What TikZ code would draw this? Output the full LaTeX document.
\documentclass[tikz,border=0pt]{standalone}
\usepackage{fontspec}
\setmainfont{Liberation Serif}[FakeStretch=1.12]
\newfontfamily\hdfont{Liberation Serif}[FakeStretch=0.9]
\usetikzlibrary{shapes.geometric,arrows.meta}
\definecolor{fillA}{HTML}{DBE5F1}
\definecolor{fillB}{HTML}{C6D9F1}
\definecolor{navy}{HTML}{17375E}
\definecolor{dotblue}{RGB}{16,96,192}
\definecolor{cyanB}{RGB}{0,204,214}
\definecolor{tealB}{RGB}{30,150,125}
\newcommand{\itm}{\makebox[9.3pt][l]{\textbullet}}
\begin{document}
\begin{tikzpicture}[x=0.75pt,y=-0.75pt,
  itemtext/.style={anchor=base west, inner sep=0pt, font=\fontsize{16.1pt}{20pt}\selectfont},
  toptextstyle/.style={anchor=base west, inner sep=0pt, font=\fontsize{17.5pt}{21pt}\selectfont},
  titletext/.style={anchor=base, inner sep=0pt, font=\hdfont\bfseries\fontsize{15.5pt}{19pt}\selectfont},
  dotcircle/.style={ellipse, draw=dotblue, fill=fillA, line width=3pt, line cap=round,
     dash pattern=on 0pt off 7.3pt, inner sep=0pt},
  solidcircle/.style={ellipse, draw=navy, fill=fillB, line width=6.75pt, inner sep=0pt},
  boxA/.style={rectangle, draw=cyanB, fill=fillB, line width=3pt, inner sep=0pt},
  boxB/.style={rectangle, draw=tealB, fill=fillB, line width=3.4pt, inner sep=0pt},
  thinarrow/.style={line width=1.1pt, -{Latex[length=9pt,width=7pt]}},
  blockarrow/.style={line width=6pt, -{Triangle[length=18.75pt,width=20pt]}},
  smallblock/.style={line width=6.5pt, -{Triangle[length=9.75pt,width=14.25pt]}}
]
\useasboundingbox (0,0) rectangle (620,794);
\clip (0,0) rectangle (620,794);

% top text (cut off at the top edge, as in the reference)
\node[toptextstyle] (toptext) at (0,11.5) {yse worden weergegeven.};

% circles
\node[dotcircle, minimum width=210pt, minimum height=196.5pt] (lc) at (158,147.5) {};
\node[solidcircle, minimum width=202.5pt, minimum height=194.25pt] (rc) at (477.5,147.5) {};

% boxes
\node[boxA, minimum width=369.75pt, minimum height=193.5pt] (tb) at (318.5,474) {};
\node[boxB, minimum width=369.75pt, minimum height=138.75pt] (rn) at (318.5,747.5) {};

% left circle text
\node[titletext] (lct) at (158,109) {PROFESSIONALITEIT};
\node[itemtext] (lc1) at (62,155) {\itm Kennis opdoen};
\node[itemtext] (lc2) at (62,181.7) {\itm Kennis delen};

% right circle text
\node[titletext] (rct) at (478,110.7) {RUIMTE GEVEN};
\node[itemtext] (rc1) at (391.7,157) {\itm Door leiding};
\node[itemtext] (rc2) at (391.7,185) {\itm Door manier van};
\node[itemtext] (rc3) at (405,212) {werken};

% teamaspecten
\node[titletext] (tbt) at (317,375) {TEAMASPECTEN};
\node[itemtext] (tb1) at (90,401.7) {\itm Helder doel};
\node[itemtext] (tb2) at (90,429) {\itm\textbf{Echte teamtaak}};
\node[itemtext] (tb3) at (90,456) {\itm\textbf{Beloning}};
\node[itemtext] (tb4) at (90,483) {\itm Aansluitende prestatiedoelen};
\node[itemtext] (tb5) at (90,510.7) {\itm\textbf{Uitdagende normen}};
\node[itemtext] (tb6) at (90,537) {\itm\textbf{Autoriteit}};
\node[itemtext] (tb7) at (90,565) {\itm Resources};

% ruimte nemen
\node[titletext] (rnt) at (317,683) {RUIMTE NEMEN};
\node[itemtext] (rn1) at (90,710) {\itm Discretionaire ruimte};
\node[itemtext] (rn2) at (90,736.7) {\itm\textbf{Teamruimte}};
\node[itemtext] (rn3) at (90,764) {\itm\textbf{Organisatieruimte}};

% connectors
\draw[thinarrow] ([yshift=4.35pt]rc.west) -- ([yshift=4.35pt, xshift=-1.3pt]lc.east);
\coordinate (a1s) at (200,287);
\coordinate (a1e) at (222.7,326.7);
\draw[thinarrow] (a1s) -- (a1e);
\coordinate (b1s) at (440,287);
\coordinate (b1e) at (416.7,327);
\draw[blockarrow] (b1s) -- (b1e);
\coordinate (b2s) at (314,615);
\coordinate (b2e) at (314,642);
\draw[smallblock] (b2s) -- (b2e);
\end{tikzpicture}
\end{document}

#####

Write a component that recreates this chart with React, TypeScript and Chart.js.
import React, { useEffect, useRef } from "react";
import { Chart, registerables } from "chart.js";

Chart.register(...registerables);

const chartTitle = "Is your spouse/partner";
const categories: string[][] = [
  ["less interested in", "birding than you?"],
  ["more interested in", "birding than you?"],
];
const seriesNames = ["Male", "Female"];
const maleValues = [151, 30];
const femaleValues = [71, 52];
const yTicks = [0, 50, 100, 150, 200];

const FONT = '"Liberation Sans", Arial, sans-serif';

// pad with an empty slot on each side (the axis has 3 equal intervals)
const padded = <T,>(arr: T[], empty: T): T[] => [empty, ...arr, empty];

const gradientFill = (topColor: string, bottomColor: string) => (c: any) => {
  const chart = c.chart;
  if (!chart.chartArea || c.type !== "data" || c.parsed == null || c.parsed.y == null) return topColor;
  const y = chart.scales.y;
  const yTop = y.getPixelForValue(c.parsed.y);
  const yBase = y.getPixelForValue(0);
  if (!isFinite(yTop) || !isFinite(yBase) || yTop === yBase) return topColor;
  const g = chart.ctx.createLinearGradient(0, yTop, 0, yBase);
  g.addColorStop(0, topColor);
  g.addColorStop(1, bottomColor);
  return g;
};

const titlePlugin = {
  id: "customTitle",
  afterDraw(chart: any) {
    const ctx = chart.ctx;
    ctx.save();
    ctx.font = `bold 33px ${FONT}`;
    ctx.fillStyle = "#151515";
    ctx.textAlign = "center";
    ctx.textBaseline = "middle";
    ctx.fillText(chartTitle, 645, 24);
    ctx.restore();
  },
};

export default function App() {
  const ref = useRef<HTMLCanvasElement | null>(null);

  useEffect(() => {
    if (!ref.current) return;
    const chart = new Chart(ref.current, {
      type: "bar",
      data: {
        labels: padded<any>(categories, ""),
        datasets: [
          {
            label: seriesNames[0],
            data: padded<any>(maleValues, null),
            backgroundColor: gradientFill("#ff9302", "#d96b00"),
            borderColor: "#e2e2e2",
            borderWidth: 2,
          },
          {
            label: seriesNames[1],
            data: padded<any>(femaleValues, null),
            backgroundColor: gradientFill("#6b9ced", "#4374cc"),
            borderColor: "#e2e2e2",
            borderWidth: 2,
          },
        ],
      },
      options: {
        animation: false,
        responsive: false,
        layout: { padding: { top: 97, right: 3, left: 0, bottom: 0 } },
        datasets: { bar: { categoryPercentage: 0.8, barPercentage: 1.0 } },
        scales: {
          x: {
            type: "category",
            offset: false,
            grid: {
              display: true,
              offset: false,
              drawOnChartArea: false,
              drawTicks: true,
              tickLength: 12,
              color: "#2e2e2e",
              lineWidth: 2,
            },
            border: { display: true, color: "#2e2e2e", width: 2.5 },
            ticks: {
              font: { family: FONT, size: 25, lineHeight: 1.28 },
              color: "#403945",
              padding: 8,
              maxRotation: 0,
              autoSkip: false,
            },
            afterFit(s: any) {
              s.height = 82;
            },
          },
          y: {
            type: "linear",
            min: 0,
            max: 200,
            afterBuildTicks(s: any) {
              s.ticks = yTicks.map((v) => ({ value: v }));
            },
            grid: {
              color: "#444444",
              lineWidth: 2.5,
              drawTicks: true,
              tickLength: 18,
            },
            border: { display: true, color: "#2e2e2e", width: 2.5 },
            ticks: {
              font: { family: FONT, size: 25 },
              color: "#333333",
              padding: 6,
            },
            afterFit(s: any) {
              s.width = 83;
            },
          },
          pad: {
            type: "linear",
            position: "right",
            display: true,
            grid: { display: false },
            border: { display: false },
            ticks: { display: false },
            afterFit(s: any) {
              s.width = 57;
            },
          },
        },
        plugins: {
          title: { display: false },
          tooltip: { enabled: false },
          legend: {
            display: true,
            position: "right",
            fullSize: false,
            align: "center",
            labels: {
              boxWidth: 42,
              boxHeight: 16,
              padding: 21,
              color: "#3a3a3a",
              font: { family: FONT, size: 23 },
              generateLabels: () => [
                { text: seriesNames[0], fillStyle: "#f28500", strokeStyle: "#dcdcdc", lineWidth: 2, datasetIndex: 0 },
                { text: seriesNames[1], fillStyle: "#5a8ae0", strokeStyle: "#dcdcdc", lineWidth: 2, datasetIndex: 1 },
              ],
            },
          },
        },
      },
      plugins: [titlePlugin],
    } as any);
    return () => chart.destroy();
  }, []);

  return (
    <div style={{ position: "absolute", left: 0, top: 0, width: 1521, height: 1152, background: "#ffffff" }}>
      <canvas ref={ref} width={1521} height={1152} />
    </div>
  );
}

#####

Task description: Above are the records. Print exactly, and only, the lines from the line with "Write a component" to the line with "const padded = <T,>(arr: T[], empty: T): T[]", both inclusive.

Solution to this problem:
Write a component that recreates this chart with React, TypeScript and Chart.js.
import React, { useEffect, useRef } from "react";
import { Chart, registerables } from "chart.js";

Chart.register(...registerables);

const chartTitle = "Is your spouse/partner";
const categories: string[][] = [
  ["less interested in", "birding than you?"],
  ["more interested in", "birding than you?"],
];
const seriesNames = ["Male", "Female"];
const maleValues = [151, 30];
const femaleValues = [71, 52];
const yTicks = [0, 50, 100, 150, 200];

const FONT = '"Liberation Sans", Arial, sans-serif';

// pad with an empty slot on each side (the axis has 3 equal intervals)
const padded = <T,>(arr: T[], empty: T): T[] => [empty, ...arr, empty];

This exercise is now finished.